打ち手3:「数字」という、最強の具体性(ファクト)を添える
「私たちは、挑戦を推奨する文化です」という言葉は、主観的な“主張”です。しかし、「新規事業の提案件数は、年間120件です」という言葉は、誰もが反論できない、客観的な“事実”です。あなたの会社の魅力を、主張から事実へと昇華させること。そのために、「数字」は、あなたの最強の武器となります。
打ち手4:「失敗談」という、最高の“人間味”を語る
成功談は、自慢話に聞こえるリスクがあります。しかし、誠実な失敗談は、聞き手の心を打ち、深い共感と信頼を生みます。「私たちは、こんなに大きな失敗をしても、許される会社なんだ」「失敗から学び、次へと進む、強い組織なんだ」というメッセージは、完璧な成功談の100倍、学生の心に響きます。これこそが、他の誰も真似できない、あなたの会社だけの、最高の物語です。
明日からできることリスト
- ・「ありきたりな言葉」を自社でピックアップする
- まず自社が採用資料で使っているキーワード(例:「成長」「挑戦」「安定」など)をリスト化し、そのうちの1つを固有名詞に置き換える例を考える。
- ・キーワード翻訳ワークショップを小規模で試す
- 若手社員を集め、1時間程度で「成長」→「どんなプロジェクトや制度が具体的にそう感じさせるのか」を話し合うミニワークショップの案を作成し、実施のスケジュール調整。

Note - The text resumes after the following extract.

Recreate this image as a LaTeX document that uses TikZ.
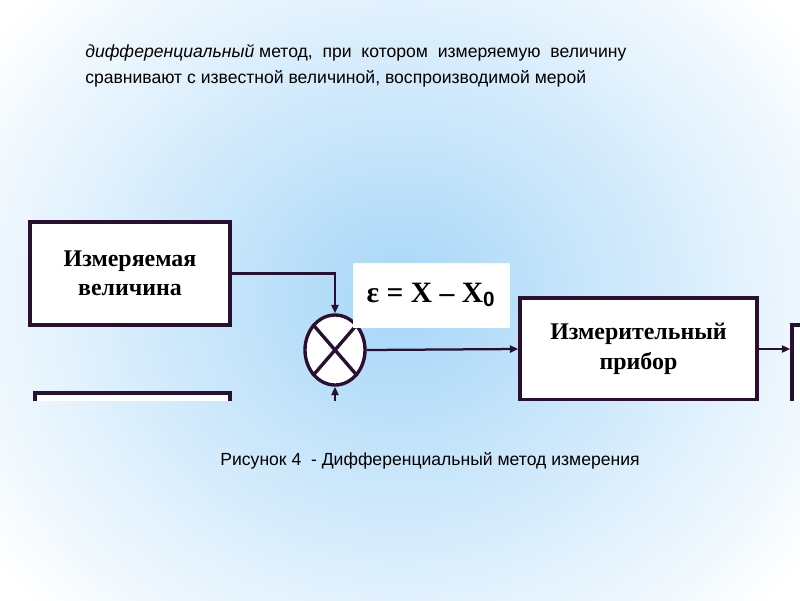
\documentclass[tikz,border=0pt]{standalone}
\usepackage{fontspec}
\setmainfont{Liberation Sans}
\newfontfamily\serifb{Liberation Serif}
\usetikzlibrary{arrows.meta,shapes.geometric}
\definecolor{frame}{HTML}{2A1030}
\definecolor{bgblue}{HTML}{A6D6F8}
\begin{document}
\begin{tikzpicture}[x=0.025cm,y=-0.025cm,
  blk/.style={draw=frame,line width=2.4pt,fill=white,inner sep=0pt},
  btxt/.style={font=\serifb\bfseries\fontsize{17}{21}\selectfont,align=center,text=black},
  conn/.style={draw=frame,line width=1.6pt,-{Triangle[length=6pt,width=5pt]}},
  every node/.style={inner sep=0pt}]
\useasboundingbox (0,0) rectangle (800,600);
\begin{scope}
\clip (0,0) rectangle (800,600);
\shade[inner color=bgblue,outer color=white] (-100,-150) rectangle (900,750);
\end{scope}
\begin{scope}
\clip (0,0) rectangle (800,400);
\node[blk,minimum width=200*0.025cm,minimum height=103*0.025cm,btxt] (b1) at (130,273.5) {Измеряемая\\величина};
\node[draw=frame,line width=2.4pt,fill=white,minimum width=60*0.025cm,minimum height=70*0.025cm,ellipse] (c) at (335,350) {};
\draw[frame,line width=2.4pt] (c.north west)--(c.south east) (c.north east)--(c.south west);
\node[fill=white,minimum width=157*0.025cm,minimum height=65*0.025cm,font=\serifb\bfseries\fontsize{21}{24}\selectfont] (eps) at (431,295) {ε = X – X$_{\mathbf 0}$};
\node[blk,minimum width=237*0.025cm,minimum height=102*0.025cm,btxt] (b2) at (638.5,349) {Измерительный\\прибор};
\node[blk,minimum width=40*0.025cm,minimum height=100*0.025cm] (b3) at (812,375) {};
\node[blk,minimum width=195*0.025cm,minimum height=40*0.025cm] (b4) at (132.5,413) {};
\coordinate (cb) at (335,402);
\draw[conn] (b1.east) -| (c.north);
\draw[conn] (cb) -- (c.south);
\draw[conn] (c.east) -- (b2.west);
\draw[conn] (b2.east) -- (b3.west|-b2.east);
\end{scope}
\node[anchor=west,font=\fontsize{12.5}{15}\selectfont] (t1) at (85,53) {\textit{дифференциальный} метод,\ \ при\ \ котором\ \ измеряемую\ \ величину};
\node[anchor=west,font=\fontsize{12.5}{15}\selectfont] (t2) at (85,79) {сравнивают с известной величиной, воспроизводимой мерой};
\node[font=\fontsize{12.5}{15}\selectfont] (cap) at (430,461) {Рисунок 4\ \ - Дифференциальный метод измерения};
\end{tikzpicture}
\end{document}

- ・求人ページの仕事内容文を「動詞」主体に書き換える案
- 現在の文章(例:「成長できる環境」)を、「データを分析し、企画し、改善策を実行する」など、行動中心の文に変える案を1投稿分用意する。
- ・数字を使った具体的メッセージの案を設計
- 例:「提案件数120件」「入社3年でマネージャーになる社員が60%」など、使えそうな数字を社内資料や社員からヒアリングし、原稿案に取り入れる。
- ・失敗談収集のインタビューを一件企画する
- 若手または中堅社員に「プロジェクトで失敗したけど学んだこと」エピソードを聞き取り、原稿か動画素材として用意する案を作成。

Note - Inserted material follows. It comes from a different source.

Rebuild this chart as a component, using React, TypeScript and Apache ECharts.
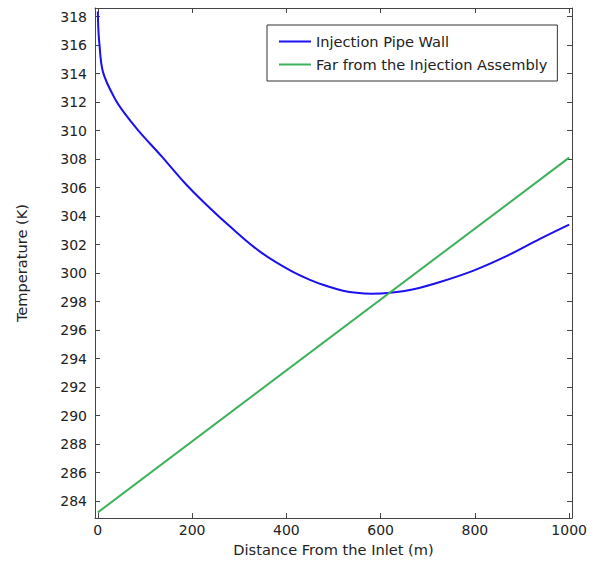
import React, { useEffect, useRef } from "react";
import * as echarts from "echarts";

const pipeX = [0, 1, 3, 11, 36, 57, 86, 135, 185, 227, 280, 344, 408, 450, 489, 520, 549, 580, 620, 670, 726, 797, 868, 938, 1000];
const pipeT = [318.35, 317.2, 316.2, 314.1, 312.25, 311.2, 310.0, 308.2, 306.3, 304.9, 303.28, 301.5, 300.18, 299.52, 299.05, 298.76, 298.61, 298.55, 298.61, 298.86, 299.37, 300.17, 301.2, 302.4, 303.4];
const farX = [0, 1000];
const farT = [283.2, 308.1];
const seriesNames = ["Injection Pipe Wall", "Far from the Injection Assembly"];
const xTitle = "Distance From the Inlet (m)";
const yTitle = "Temperature (K)";

const FONT = "DejaVu Sans";
const TXT = "#222";
const AX = "#444";

export default function App() {
  const ref = useRef<HTMLDivElement>(null);
  useEffect(() => {
    const chart = echarts.init(ref.current!, null, { renderer: "svg" });
    const xMin = -6, xMax = 1006, yMin = 282.8, yMax = 318.6;
    const commonX = {
      type: "value" as const,
      min: xMin,
      max: xMax,
      splitNumber: 5,
      splitLine: { show: false },
      axisLine: { show: true, onZero: false, lineStyle: { color: AX, width: 1 } },
      axisTick: { show: true, inside: true, length: 5, lineStyle: { color: AX } },
    };
    const commonY = {
      type: "value" as const,
      min: yMin,
      max: yMax,
      splitNumber: 18,
      splitLine: { show: false },
      axisLine: { show: true, onZero: false, lineStyle: { color: AX, width: 1 } },
      axisTick: { show: true, inside: true, length: 5, lineStyle: { color: AX } },
    };
    chart.setOption({
      animation: false,
      backgroundColor: "#fff",
      textStyle: { fontFamily: FONT },
      grid: { left: 95, right: 26, top: 8, bottom: 35, containLabel: false },
      legend: {
        orient: "vertical",
        left: 267,
        top: 25,
        padding: [9, 10, 9, 11],
        itemWidth: 32,
        itemHeight: 14,
        itemGap: 8,
        borderColor: "#333",
        borderWidth: 1,
        backgroundColor: "#fff",
        itemStyle: { color: "transparent", borderWidth: 0, opacity: 0 },
        textStyle: { fontFamily: FONT, fontSize: 14.6, color: TXT },
        data: seriesNames,
      },
      xAxis: [
        {
          ...commonX,
          position: "bottom",
          name: xTitle,
          nameLocation: "middle",
          nameGap: 19,
          nameTextStyle: { fontFamily: FONT, fontSize: 14.6, color: TXT },
          axisLabel: {
            show: true, margin: 5, fontFamily: FONT, fontSize: 14, color: TXT,
            showMinLabel: false, showMaxLabel: false,
            formatter: (v: number) => String(v),
          },
        },
        { ...commonX, position: "top", axisLabel: { show: false } },
      ],
      yAxis: [
        {
          ...commonY,
          position: "left",
          name: yTitle,
          nameLocation: "middle",
          nameGap: 66,
          nameTextStyle: { fontFamily: FONT, fontSize: 14.6, color: TXT },
          axisLabel: { show: true, margin: 8, fontFamily: FONT, fontSize: 14, color: TXT, showMinLabel: false, showMaxLabel: false },
        },
        { ...commonY, position: "right", axisLabel: { show: false } },
      ],
      series: [
        {
          name: seriesNames[0],
          type: "line",
          xAxisIndex: 0,
          yAxisIndex: 0,
          symbol: "none",
          smooth: 0.35,
          lineStyle: { color: "#1a10f0", width: 2 },
          itemStyle: { color: "#1a10f0" },
          data: pipeX.map((x, i) => [x, pipeT[i]]),
        },
        {
          name: seriesNames[1],
          type: "line",
          xAxisIndex: 0,
          yAxisIndex: 0,
          symbol: "none",
          lineStyle: { color: "#3cb05a", width: 2 },
          itemStyle: { color: "#3cb05a" },
          data: farX.map((x, i) => [x, farT[i]]),
        },
      ],
    });
    return () => chart.dispose();
  }, []);
  return <div ref={ref} style={{ position: "fixed", left: 0, top: 0, width: 598, height: 562 }} />;
}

「美しい形容詞」を並べることではなく、「忘れられない固有名詞」を、一つでも多く残すこと
採用担当者は、会社の魅力を、ありきたりの言葉でコーティングする、広報担当者ではありません。
あなたは、社内に眠る、無数の人間くさい物語を発掘し、編集し、未来の仲間の心に火を灯す、ブランド・ストーリーテラーなのです。
「安定」「成長」「挑戦」。
これらの言葉を、今日、あなたの会社の辞書から、一旦消し去りましょう。
そして、代わりに、学生の心に、「〇〇さん」「プロジェクト・フェニックス」「学び放題プラン」といった、具体的で、血の通った、あなただけの「固有名詞」を、一つ、また一つと、刻み込んでいくこと。
その地道な営みこそが、あなたの会社を、その他大勢から、誰かにとっての忘れられない一社へと、変えていくのです。